Into that world stepped Netscape, a company that created an internet browser and had a secret goal of turning the world into a place where all business tasks were accomplished through the browser. Netscape was not completely successful during its lifespan as a company- yet today, their distributed computing model is what the majority of companies use, making geographical barriers obsolete.
Adding more intensity to your work day
With the technology barriers dropping, integrating BPM into the lives of all workers became a matter of porting philosophies and process methodologies into software that could utilize the internet or intranet and several companies sprung up that did this well. Not only did BPM models get integrated into project management software, business tools that were designed to manage everything from assets to software development began incorporating traditional business process management steps and procedures into their software packages so that greater efficiency at work could be part of their sales pitch.
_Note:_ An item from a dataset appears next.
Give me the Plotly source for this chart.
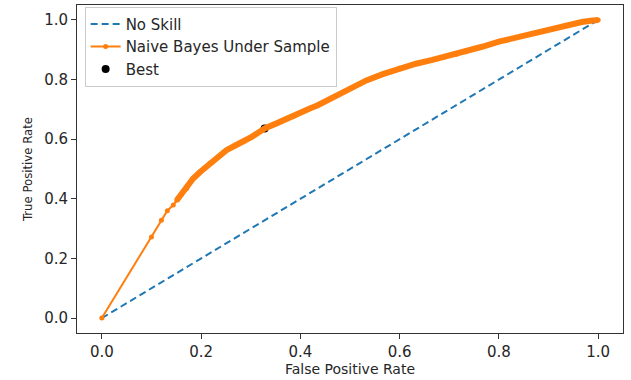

For workers, greater organization and greater flexibility in communications meant that greater benchmarking could be done- making them more efficient over time because what they were capable of on a regular basis became much more of a known quantity. At the same time, benchmarking allowed management to add intensity to employee schedules for the same reason: what was being accomplished and what was possible were now much more transparent.
It’s a Matrix!
After the popular film series the Matrix was released, even Americans that didn’t go to business school began to appreciate what matrix management was all about. Still, the one person, many masters approach can be both complex to understand and murky to accurately get ROI from. The great debate, therefore, at the beginning of the 21st century was whether multi-tasking were to be cultivated as desirable or not. Experiments were run to determine what the limits of an acceptable work day was for many workers and the data that was collected found its way into new benchmarks that more accurately assessed what was possible.
While this was going on in parts of America, more true business process change started to take place when General Electric started to share their Six Sigma quality program with the rest of the business world. Six Sigma rapidly became one of the driving forces in the technology industry and gained a toehold in many other industries.
Am I therefore more efficient?
Even the scientific management people 100 years ago knew that by providing mechanisms that give attention to people doing their job, they could positively impact performance. So when it comes to understanding whether the plethora of systems like Six Sigma or Lean are actually helping to drive efficiency gains, company results that are not subject to bias due to the additional attention effect- are hard to come by.
Theoretically, workers are more efficient. More gets accomplished during the day than ever before. But are technology gains masking true worker efficiency gains? One study by Imaginot LLC found that workers at a very large company that had their ROI measured to determine the efficiency of a new system were very efficient at performing the tasks that were measured. The problem, if there was one was that when the workers, who were largely autonomous, were measured against a benchmarked utilization number, their efficiency dropped precipitously- making the the management challenge one of providing a system that not only measures and rewards workers for task efficiency, but also for utilization efficiency.
Overall, BPM theory and practices have advanced quite a bit over the past couple of decades. They certainly have become much more integrated into the toolset of managers, which has been a positive for the firms that they work for.